[Start INPUT DATA]
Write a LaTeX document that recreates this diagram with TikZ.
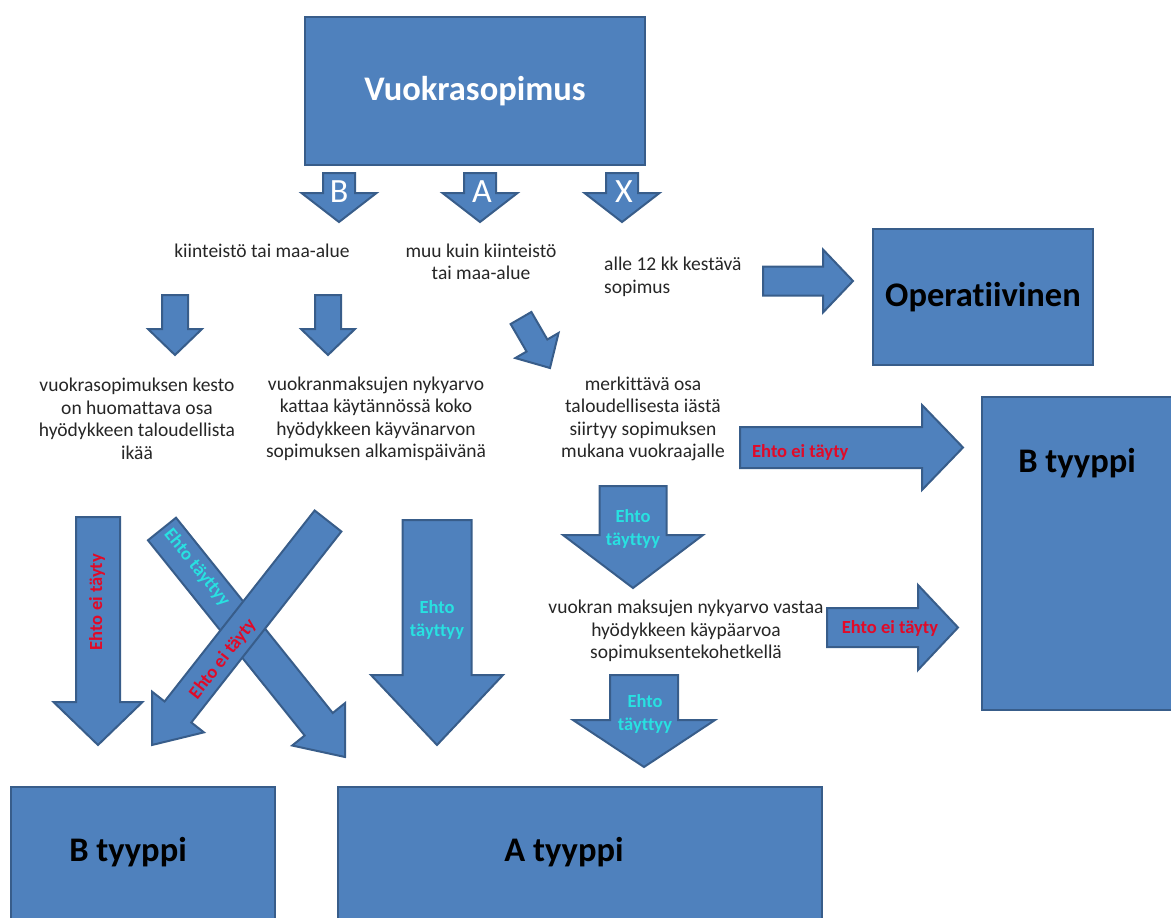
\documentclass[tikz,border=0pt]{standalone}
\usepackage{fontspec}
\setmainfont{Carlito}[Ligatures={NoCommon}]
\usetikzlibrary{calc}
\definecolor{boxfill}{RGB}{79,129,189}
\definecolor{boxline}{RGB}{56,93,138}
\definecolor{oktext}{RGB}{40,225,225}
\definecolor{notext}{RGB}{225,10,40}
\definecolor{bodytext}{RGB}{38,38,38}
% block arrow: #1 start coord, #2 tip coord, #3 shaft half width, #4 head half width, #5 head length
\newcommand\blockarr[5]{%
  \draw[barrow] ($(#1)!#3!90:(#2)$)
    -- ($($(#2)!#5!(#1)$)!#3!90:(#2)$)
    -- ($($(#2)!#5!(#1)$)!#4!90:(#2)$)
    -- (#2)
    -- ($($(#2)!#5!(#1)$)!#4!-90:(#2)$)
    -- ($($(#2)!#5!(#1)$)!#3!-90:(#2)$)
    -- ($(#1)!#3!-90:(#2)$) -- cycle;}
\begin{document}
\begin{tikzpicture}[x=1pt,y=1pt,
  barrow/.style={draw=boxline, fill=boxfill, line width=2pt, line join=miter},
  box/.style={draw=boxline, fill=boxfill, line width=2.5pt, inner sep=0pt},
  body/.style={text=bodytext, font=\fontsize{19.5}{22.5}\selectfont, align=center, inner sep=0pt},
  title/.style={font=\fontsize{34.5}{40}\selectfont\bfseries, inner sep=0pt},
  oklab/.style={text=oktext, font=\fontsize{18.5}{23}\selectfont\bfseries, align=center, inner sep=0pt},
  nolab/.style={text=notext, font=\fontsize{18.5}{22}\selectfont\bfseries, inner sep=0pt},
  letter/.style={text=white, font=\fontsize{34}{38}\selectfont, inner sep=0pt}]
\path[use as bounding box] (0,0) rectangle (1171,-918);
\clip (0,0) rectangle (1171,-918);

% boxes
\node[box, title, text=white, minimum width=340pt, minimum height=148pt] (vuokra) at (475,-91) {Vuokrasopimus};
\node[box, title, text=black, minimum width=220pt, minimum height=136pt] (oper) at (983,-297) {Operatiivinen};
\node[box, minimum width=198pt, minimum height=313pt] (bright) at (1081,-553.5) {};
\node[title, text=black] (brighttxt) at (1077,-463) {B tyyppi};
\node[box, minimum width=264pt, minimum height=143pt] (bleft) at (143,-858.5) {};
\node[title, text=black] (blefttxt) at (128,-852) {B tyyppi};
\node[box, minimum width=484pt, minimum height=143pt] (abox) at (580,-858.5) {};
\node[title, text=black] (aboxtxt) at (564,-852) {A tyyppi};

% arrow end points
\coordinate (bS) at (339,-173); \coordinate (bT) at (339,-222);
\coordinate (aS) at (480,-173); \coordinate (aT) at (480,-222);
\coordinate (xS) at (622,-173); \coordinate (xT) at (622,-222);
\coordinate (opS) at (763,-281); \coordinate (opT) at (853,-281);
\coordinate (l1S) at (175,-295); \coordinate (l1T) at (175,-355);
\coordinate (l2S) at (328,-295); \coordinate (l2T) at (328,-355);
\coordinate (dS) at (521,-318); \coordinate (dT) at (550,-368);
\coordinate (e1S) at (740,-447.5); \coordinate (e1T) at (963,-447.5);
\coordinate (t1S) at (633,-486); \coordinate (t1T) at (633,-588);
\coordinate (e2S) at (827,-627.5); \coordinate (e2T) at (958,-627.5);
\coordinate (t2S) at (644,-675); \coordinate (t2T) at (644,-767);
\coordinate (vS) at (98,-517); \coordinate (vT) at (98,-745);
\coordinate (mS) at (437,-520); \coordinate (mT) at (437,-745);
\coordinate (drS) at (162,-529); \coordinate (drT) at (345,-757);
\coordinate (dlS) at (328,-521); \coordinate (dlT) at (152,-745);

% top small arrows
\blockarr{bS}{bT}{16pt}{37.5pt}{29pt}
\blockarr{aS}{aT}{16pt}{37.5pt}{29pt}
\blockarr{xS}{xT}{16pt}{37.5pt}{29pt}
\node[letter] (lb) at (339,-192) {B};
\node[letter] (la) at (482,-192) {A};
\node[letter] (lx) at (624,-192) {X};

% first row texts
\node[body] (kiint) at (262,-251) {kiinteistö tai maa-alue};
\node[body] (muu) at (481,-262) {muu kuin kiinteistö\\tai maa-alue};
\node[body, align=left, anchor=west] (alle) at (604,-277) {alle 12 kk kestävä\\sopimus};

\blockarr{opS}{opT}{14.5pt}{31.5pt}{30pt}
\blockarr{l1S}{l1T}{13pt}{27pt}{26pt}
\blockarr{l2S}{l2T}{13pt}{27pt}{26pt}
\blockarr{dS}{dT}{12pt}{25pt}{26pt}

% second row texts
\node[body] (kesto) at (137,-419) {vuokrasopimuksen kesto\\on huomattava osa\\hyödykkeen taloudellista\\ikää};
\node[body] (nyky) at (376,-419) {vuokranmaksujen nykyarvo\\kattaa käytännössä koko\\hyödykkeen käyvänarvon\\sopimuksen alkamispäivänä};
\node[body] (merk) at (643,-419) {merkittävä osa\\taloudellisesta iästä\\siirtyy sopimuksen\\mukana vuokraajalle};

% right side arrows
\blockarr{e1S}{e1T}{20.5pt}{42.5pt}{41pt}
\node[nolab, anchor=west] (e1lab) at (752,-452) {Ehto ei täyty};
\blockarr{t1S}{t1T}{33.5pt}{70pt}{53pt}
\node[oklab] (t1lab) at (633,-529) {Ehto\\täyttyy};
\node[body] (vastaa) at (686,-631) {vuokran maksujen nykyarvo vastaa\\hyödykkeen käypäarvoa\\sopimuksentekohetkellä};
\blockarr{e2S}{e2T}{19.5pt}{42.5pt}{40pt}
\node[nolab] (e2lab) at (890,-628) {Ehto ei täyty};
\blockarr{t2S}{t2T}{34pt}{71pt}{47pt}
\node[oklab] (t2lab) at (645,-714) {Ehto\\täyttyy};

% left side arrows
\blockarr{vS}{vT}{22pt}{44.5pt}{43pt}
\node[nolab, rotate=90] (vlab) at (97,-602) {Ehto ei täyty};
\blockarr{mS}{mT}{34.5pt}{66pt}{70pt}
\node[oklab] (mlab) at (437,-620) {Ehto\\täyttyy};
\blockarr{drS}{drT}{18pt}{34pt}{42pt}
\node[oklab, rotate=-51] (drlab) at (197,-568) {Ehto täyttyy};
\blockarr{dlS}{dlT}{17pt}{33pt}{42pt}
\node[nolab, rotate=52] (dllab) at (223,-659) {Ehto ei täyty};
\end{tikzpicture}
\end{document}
[End INPUT DATA]
[Start INPUT DATA]
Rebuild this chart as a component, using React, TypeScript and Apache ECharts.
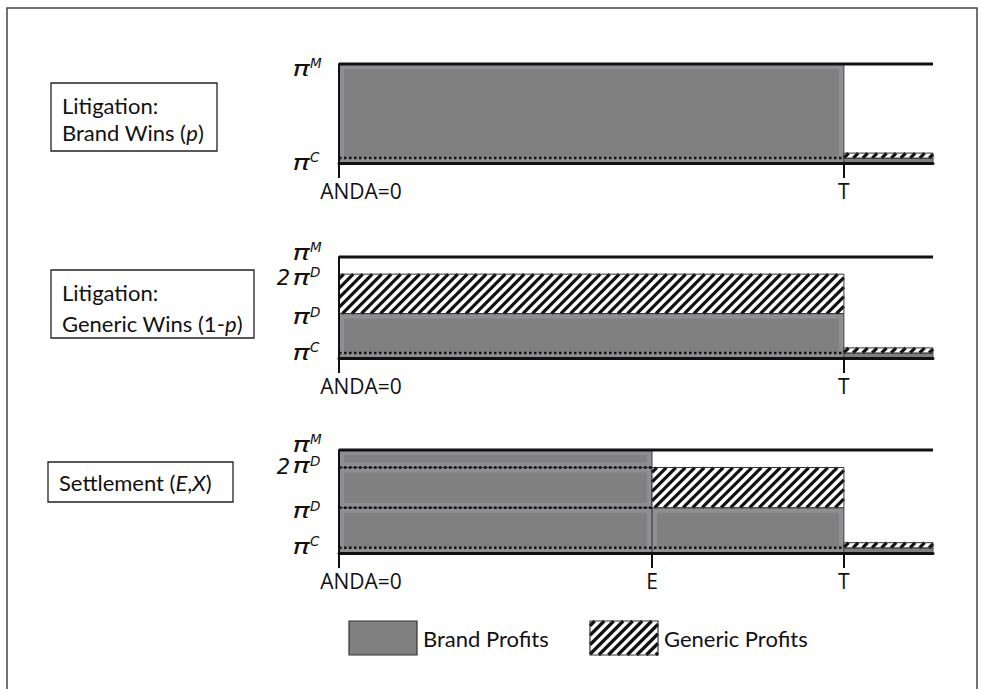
[End INPUT DATA]
[Start INPUT DATA]
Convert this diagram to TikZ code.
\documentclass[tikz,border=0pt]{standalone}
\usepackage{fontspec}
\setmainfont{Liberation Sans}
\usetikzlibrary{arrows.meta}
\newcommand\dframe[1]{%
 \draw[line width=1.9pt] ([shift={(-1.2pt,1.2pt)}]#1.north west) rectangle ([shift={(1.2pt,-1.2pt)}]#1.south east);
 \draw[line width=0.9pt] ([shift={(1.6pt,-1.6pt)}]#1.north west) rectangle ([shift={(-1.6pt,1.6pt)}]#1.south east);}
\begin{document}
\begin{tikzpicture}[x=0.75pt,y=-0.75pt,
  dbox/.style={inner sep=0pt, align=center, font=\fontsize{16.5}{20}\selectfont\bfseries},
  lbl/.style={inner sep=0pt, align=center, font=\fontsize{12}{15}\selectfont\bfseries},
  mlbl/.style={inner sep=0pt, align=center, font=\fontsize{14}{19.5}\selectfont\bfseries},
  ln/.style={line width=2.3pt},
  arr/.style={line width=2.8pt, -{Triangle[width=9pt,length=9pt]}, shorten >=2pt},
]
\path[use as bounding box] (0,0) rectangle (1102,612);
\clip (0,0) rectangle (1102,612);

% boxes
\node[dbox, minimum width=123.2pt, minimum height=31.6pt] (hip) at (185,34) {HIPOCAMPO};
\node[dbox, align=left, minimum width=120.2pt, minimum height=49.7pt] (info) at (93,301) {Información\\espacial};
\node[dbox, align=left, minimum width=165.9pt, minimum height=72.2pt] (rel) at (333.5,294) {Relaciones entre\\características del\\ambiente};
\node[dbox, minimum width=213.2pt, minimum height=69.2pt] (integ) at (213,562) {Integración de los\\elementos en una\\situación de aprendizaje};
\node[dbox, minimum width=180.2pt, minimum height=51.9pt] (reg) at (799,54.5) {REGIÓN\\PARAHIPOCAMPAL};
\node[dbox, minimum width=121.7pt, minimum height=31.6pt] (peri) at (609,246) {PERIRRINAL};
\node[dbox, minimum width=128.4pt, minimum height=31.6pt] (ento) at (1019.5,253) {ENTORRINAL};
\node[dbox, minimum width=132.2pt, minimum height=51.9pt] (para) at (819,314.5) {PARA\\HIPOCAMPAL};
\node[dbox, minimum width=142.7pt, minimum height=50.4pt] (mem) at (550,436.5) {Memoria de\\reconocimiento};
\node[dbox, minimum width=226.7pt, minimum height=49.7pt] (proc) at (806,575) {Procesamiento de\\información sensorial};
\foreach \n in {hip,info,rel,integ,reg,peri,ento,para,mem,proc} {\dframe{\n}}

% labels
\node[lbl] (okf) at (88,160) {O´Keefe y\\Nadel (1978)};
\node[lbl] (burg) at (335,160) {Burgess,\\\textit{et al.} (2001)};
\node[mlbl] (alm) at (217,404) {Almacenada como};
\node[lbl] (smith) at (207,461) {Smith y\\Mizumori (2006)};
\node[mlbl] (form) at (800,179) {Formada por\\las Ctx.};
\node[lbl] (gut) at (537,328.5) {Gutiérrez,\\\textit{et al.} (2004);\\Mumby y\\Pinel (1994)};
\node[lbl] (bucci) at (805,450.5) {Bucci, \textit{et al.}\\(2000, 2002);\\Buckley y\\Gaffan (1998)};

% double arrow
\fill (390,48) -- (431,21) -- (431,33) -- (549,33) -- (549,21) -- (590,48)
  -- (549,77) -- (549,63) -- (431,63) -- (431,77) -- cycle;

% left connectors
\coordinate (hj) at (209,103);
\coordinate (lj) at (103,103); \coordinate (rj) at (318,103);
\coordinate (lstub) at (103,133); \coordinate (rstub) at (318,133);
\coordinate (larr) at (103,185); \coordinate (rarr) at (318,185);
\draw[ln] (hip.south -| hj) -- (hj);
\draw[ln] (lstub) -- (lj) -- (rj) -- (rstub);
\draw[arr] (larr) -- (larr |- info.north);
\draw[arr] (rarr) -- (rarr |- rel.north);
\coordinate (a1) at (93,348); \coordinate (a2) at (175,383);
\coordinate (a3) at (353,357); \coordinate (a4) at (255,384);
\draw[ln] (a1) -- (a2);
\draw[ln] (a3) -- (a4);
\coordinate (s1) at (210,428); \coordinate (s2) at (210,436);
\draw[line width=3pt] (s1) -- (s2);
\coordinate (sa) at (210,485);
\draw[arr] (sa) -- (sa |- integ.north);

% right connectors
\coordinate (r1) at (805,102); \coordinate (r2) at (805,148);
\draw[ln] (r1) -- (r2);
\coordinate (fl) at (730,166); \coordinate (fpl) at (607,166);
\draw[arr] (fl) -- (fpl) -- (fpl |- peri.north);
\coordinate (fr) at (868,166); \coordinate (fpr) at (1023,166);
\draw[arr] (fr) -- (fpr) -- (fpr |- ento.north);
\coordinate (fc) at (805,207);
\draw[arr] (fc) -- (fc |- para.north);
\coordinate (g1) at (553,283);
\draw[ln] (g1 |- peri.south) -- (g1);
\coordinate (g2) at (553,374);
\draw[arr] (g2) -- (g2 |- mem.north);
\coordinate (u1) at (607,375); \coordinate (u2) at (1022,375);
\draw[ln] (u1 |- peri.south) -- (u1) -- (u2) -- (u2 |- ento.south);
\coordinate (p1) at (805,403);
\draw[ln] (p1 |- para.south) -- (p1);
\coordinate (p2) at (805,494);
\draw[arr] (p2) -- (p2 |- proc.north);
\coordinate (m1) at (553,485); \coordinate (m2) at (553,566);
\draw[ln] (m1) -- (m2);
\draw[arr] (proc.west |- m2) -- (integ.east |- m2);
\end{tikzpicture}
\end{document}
[End INPUT DATA]
*SHORT TASK*. Give the number of lines above in which the word "this" occurs, with nothing else.

*RESPONSE*. 3